Auch andere Tierarten gehen zurück

«Ich komme gerade aus Texas zurück, und es war die erfolgloseste Forschungsreise, die ich je unternommen habe», erzählt Wagner den Journalistinnen und Journalisten. Dort gebe es «einfach kein nennenswertes Insektenleben mehr». Es habe kaum noch Eidechsen, und er habe während seines Ausflugs keine einzige Schlange gesehen.

Das trifft auch anderswo zu: In einem Waldgebiet in Panama hat sich der Bestand der meisten Vogelarten seit den 1970er-Jahren halbiert. Den USA fehlen seither etwa drei Milliarden Vögel, 2,9 Milliarden davon ernährten sich von Insekten. Ähnliches berichteten Forschende aus Brasilien und Ecuador, schreibt der «Guardian».

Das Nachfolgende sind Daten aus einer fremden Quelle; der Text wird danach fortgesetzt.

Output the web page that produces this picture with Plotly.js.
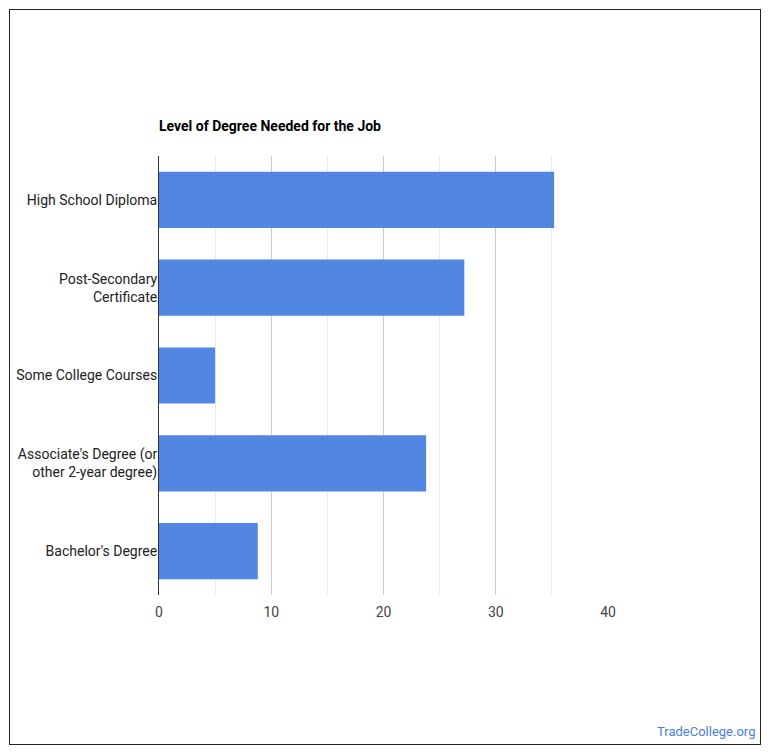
<!DOCTYPE html>
<html>
<head>
<meta charset="utf-8">
<script src="https://cdn.plot.ly/plotly-3.0.1.min.js"></script>
<style>
html,body{margin:0;padding:0;background:#fff;}
#chart{width:770px;height:754px;position:absolute;left:0;top:0;}
#frame{position:absolute;left:9px;top:9px;width:750px;height:734px;border:1px solid #222;pointer-events:none;}
</style>
</head>
<body>
<div id="chart"></div>
<div id="frame"></div>
<script>
const categories = ["High School Diploma", "Post-Secondary<br>Certificate", "Some College Courses", "Associate's Degree (or<br>other 2-year degree)", "Bachelor's Degree"];
const values = [35.2, 27.2, 5.0, 23.8, 8.8];
const xTicks = [0, 10, 20, 30, 40];

const trace = {
  type: 'bar',
  orientation: 'h',
  y: categories,
  x: values,
  marker: {color: '#5186e3', line: {width: 0}},
  hoverinfo: 'x+y'
};

const layout = {
  width: 770, height: 754,
  margin: {l: 159, r: 162, t: 156, b: 159, pad: 0},
  paper_bgcolor: '#fff', plot_bgcolor: '#fff',
  font: {family: 'Roboto, Arial, sans-serif', color: '#222', size: 14},
  title: {
    text: '<b>Level of Degree Needed for the Job</b>',
    font: {family: 'Roboto, Arial, sans-serif', size: 14, color: '#000'},
    xref: 'paper', x: 0, xanchor: 'left',
    yref: 'container', y: 1 - 126/754, yanchor: 'middle'
  },
  bargap: 0.36,
  showlegend: false,
  xaxis: {
    range: [0, 40],
    tickvals: xTicks,
    ticktext: xTicks.map(String),
    showgrid: true, gridcolor: '#cccccc', gridwidth: 1,
    minor: {dtick: 5, showgrid: true, gridcolor: '#ebebeb', gridwidth: 1},
    zeroline: false, showline: false,
    ticks: '', ticklabelstandoff: 7,
    tickfont: {size: 14, color: '#444'},
    fixedrange: true
  },
  yaxis: {
    autorange: 'reversed',
    showline: true, linecolor: '#333', linewidth: 1,
    showgrid: false, zeroline: false,
    ticks: '', ticklen: 0, ticklabelstandoff: -2,
    tickfont: {size: 14, color: '#222'},
    fixedrange: true
  },
  annotations: [{
    text: 'TradeCollege.org',
    xref: 'paper', yref: 'paper', x: 1 + (757-608)/449, y: -(731-595)/439,
    xanchor: 'right', yanchor: 'middle', showarrow: false,
    font: {size: 13, color: '#4a7fd8'}
  }]
};

Plotly.newPlot('chart', [trace], layout, {displayModeBar: false, staticPlot: true});
</script>
</body>
</html>
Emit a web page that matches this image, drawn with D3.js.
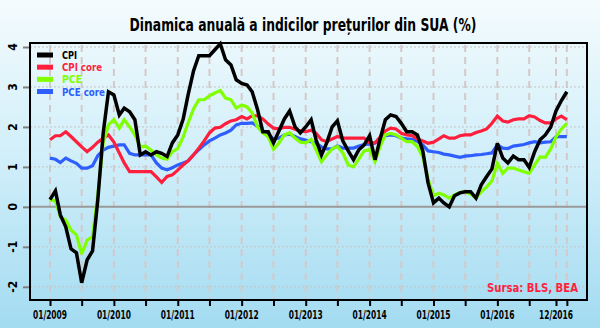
<!DOCTYPE html>
<html><head><meta charset="utf-8">
<script src="https://cdn.jsdelivr.net/npm/d3@7"></script>
<style>html,body{margin:0;padding:0;overflow:hidden;background:#fff}</style>
</head><body>
<svg id="chart" width="600" height="328"></svg>
<script>
const seriesNames = ["CPI", "CPI core", "PCE", "PCE core"];
const seriesColors = ["#000000", "#ff1f3d", "#7fff00", "#2f5eff"];
const startMonth = new Date(2009, 0, 1);
const cpi = [0.18,0.4,-0.2,-0.5,-1.05,-1.15,-1.9,-1.33,-1.1,0.17,1.85,2.88,2.8,2.3,2.47,2.38,2.18,1.3,1.38,1.3,1.38,1.34,1.26,1.6,1.8,2.2,2.8,3.4,3.78,3.78,3.78,3.93,4.08,3.68,3.55,3.18,3.09,3.05,2.88,2.43,1.88,1.88,1.6,1.9,2.2,2.4,2.0,1.85,2.0,2.18,1.68,1.3,1.6,2.0,2.15,1.65,1.4,1.18,1.43,1.55,1.78,1.18,1.68,2.18,2.3,2.26,2.09,1.88,1.88,1.8,1.4,0.6,0.1,0.22,0.1,0.0,0.28,0.35,0.38,0.38,0.22,0.55,0.76,0.95,1.59,1.22,1.1,1.27,1.18,1.18,0.99,1.38,1.68,1.8,2.0,2.4,2.66,2.88];
const cpiCore = [1.68,1.78,1.78,1.88,1.76,1.63,1.5,1.38,1.49,1.62,1.72,1.8,1.62,1.35,1.1,0.88,0.88,0.88,0.88,0.88,0.75,0.61,0.76,0.8,0.92,1.05,1.15,1.3,1.47,1.65,1.85,1.97,1.99,2.08,2.15,2.18,2.26,2.2,2.28,2.28,2.2,2.07,1.97,1.95,1.99,1.99,1.94,1.9,1.88,1.92,1.84,1.68,1.63,1.7,1.76,1.72,1.72,1.72,1.72,1.72,1.6,1.6,1.74,1.9,1.97,1.95,1.84,1.8,1.78,1.7,1.65,1.59,1.62,1.7,1.78,1.72,1.72,1.78,1.8,1.8,1.86,1.9,1.95,2.09,2.27,2.15,2.12,2.18,2.2,2.2,2.28,2.25,2.16,2.1,2.1,2.2,2.27,2.18];
const pce = [0.18,0.15,-0.25,-0.33,-0.58,-0.7,-1.18,-0.83,-0.75,0.3,1.6,2.05,2.18,1.97,2.18,2.0,1.8,1.5,1.52,1.42,1.3,1.22,1.19,1.38,1.46,1.75,2.1,2.45,2.68,2.68,2.78,2.85,2.91,2.72,2.68,2.47,2.55,2.5,2.35,2.0,1.85,1.75,1.44,1.6,1.8,1.85,1.72,1.62,1.6,1.69,1.43,1.13,1.3,1.45,1.51,1.35,1.05,1.0,1.2,1.4,1.43,1.13,1.5,1.8,1.84,1.8,1.72,1.63,1.63,1.51,1.25,0.7,0.28,0.34,0.3,0.22,0.3,0.36,0.38,0.32,0.22,0.38,0.5,0.65,1.09,0.84,0.97,0.97,0.92,0.88,0.84,1.05,1.25,1.24,1.45,1.75,1.95,2.09];
const pceCore = [1.22,1.19,1.11,1.22,1.15,1.09,0.97,0.97,1.03,1.28,1.42,1.49,1.52,1.55,1.55,1.34,1.3,1.3,1.3,1.3,1.1,0.97,0.93,0.98,1.05,1.1,1.15,1.3,1.43,1.55,1.65,1.72,1.8,1.85,1.92,2.05,2.09,2.09,2.1,2.02,1.9,1.82,1.7,1.72,1.8,1.82,1.76,1.7,1.67,1.63,1.59,1.5,1.45,1.45,1.52,1.47,1.47,1.47,1.52,1.56,1.57,1.6,1.66,1.78,1.8,1.78,1.72,1.7,1.69,1.64,1.55,1.4,1.38,1.36,1.32,1.3,1.27,1.24,1.27,1.28,1.3,1.31,1.33,1.35,1.55,1.47,1.46,1.52,1.54,1.56,1.6,1.63,1.6,1.62,1.63,1.75,1.76,1.76];
const xTickLabels = ["01/2009","01/2010","01/2011","01/2012","01/2013","01/2014","01/2015","01/2016","12/2016"];
const yTickLabels = [4,3,2,1,0,-1,-2];
const titleText = "Dinamica anuală a indicilor prețurilor din SUA (%)";
const sourceText = "Sursa: BLS, BEA";

const svg = d3.select("#chart");
const W = 600, H = 328;
const frame = {l:30, r:587, t:43, b:300};
const FONT = "'Liberation Sans Narrow','DejaVu Sans Condensed',sans-serif";
const parseTick = d3.timeParse("%m/%Y");
const months = d3.timeMonth.range(startMonth, d3.timeMonth.offset(startMonth, cpi.length));

const x = d3.scaleTime().domain([new Date(2009,0,1), new Date(2016,11,1)]).range([50, 556]);
const y = d3.scaleLinear().domain([-2.33, 4.1]).range([frame.b, frame.t]);

// background gradient
const defs = svg.append("defs");
const grad = defs.append("linearGradient").attr("id","bg").attr("x1",0).attr("y1",0).attr("x2",0).attr("y2",1);
grad.append("stop").attr("offset","0%").attr("stop-color","#f4fbfd");
grad.append("stop").attr("offset","50%").attr("stop-color","#cfeef9");
grad.append("stop").attr("offset","100%").attr("stop-color","#a3dbf1");
svg.append("rect").attr("width",W).attr("height",H).attr("fill","url(#bg)");

// title
svg.append("text").attr("x",303).attr("y",31).attr("text-anchor","middle")
  .attr("font-family",FONT).attr("font-weight","bold").attr("font-size",17)
  .attr("textLength",347).attr("lengthAdjust","spacingAndGlyphs")
  .attr("fill","#000").text(titleText);

// vertical gridlines every 6 months + end markers
const vGrid = d3.timeMonth.every(6).range(new Date(2009,0,1), new Date(2016,7,1));
vGrid.push(new Date(2016,11,1), new Date(2017,1,1));
svg.append("g").selectAll("line").data(vGrid).join("line")
  .attr("x1",d=>x(d)).attr("x2",d=>x(d)).attr("y1",frame.t+2).attr("y2",frame.b)
  .attr("stroke","#d4c9c9").attr("stroke-width",2).attr("stroke-dasharray","7,5");

// horizontal gridlines
svg.append("g").selectAll("line").data(yTickLabels.filter(v=>v!==0)).join("line")
  .attr("x1",frame.l).attr("x2",frame.r).attr("y1",d=>y(d)).attr("y2",d=>y(d))
  .attr("stroke","#c4c4c4").attr("stroke-width",1).attr("stroke-dasharray","2,2");
svg.append("line").attr("x1",frame.l).attr("x2",frame.r).attr("y1",y(0)).attr("y2",y(0))
  .attr("stroke","#9a9a9a").attr("stroke-width",2);

// x axis ticks
const xAxis = d3.axisBottom(x).tickValues(vGrid).tickSize(6).tickFormat("");
const gx = svg.append("g").attr("transform",`translate(0,${frame.b})`).call(xAxis);
gx.select(".domain").remove();
gx.selectAll(".tick line").attr("stroke","#000").attr("stroke-width",2);
svg.append("g").selectAll("text").data(xTickLabels).join("text")
  .attr("x",d=>x(parseTick(d))).attr("y",319).attr("text-anchor","middle")
  .attr("font-family",FONT).attr("font-weight","bold").attr("font-size",11.5)
  .attr("textLength",34).attr("lengthAdjust","spacingAndGlyphs")
  .attr("fill","#000").text(d=>d);

// y axis ticks and labels
const yAxis = d3.axisLeft(y).tickValues(yTickLabels).tickSize(7).tickFormat("");
const gy = svg.append("g").attr("transform",`translate(${frame.l},0)`).call(yAxis);
gy.select(".domain").remove();
gy.selectAll(".tick line").attr("stroke","#808080").attr("stroke-width",2);
svg.append("g").selectAll("text").data(yTickLabels).join("text")
  .attr("transform",d=>`translate(17,${y(d)}) rotate(-90)`).attr("text-anchor","middle")
  .attr("font-family",FONT).attr("font-weight","bold").attr("font-size",12).attr("fill","#000").text(d=>d);

// series lines
const seriesData = [cpi, cpiCore, pce, pceCore];
const line = d3.line().x((d,i)=>x(months[i])).y(d=>y(d));
const drawOrder = [3,1,2,0];
svg.append("g").selectAll("path").data(drawOrder).join("path")
  .attr("d",k=>line(seriesData[k])).attr("fill","none")
  .attr("stroke",k=>seriesColors[k]).attr("stroke-width",k=>k===0?3.5:3.2)
  .attr("stroke-linejoin","miter").attr("stroke-miterlimit",3);

// frame
svg.append("rect").attr("x",frame.l).attr("y",frame.t).attr("width",frame.r-frame.l).attr("height",frame.b-frame.t)
  .attr("fill","none").attr("stroke","#000").attr("stroke-width",2);

// legend
const legWidths = [15, 40, 20, 43];
const leg = svg.append("g");
const legY = d3.scalePoint().domain(seriesNames).range([55, 91.5]);
leg.selectAll("line").data(seriesNames).join("line")
  .attr("x1",37).attr("x2",53).attr("y1",d=>legY(d)).attr("y2",d=>legY(d))
  .attr("stroke",(d,i)=>seriesColors[i]).attr("stroke-width",5);
leg.selectAll("text").data(seriesNames).join("text")
  .attr("x",62).attr("y",d=>legY(d)+4)
  .attr("font-family",FONT).attr("font-weight","bold").attr("font-size",11)
  .attr("textLength",(d,i)=>legWidths[i]).attr("lengthAdjust","spacingAndGlyphs")
  .attr("fill",(d,i)=>seriesColors[i]).text(d=>d);

// source
svg.append("text").attr("x",578).attr("y",292).attr("text-anchor","end")
  .attr("font-family",FONT).attr("font-weight","bold").attr("font-size",13)
  .attr("textLength",91).attr("lengthAdjust","spacingAndGlyphs")
  .attr("fill","#ff1f3d").text(sourceText);
</script>
</body></html>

Im Urwald von Puerto Rico gibt es weniger Frösche, Eidechsen und Vögel. Janzen erzählt dazu eine traurige Geschichte: Hinter seinem Haus in Costa Rica lebt eine Kolonie von Fledermäusen, die sich von Nektar ernähren. Aber die Blumen, von denen sie abhängig seien, blühten nun nicht mehr. In nur fünf Tagen habe er drei tote, abgemagerte Fledermäuse gefunden.

Die ganze Nahrungskette steht auf dem Spiel

«Wir sprechen davon, dass fast die Hälfte des Lebensbaums in einem einzigen Menschenleben verschwindet. Das ist absolut katastrophal», sagt er. Wagner ist etwas optimistischer: «Ich glaube, dass wir eine nachhaltige Zukunft aufbauen werden», sagt er. Das werde aber «30 oder 40 Jahre» dauern. Für viele Lebewesen sei es dann zu spät. In seinem letzten Lebensjahrzehnt wolle er dennoch alles tun, um die letzten Tage vieler dieser Lebewesen zu dokumentieren.

Einige Wissenschaftlerinnen und Wissenschaftler täten auch das nicht mehr, sagt Hallwachs. «Einer unserer sehr guten Freunde hat nicht mehr den Mut, nachts ein Tuch aufzuhängen, um Motten zu sammeln», sagt sie. Es sei zu frustrierend für ihn, zu sehen, wie wenige es seien.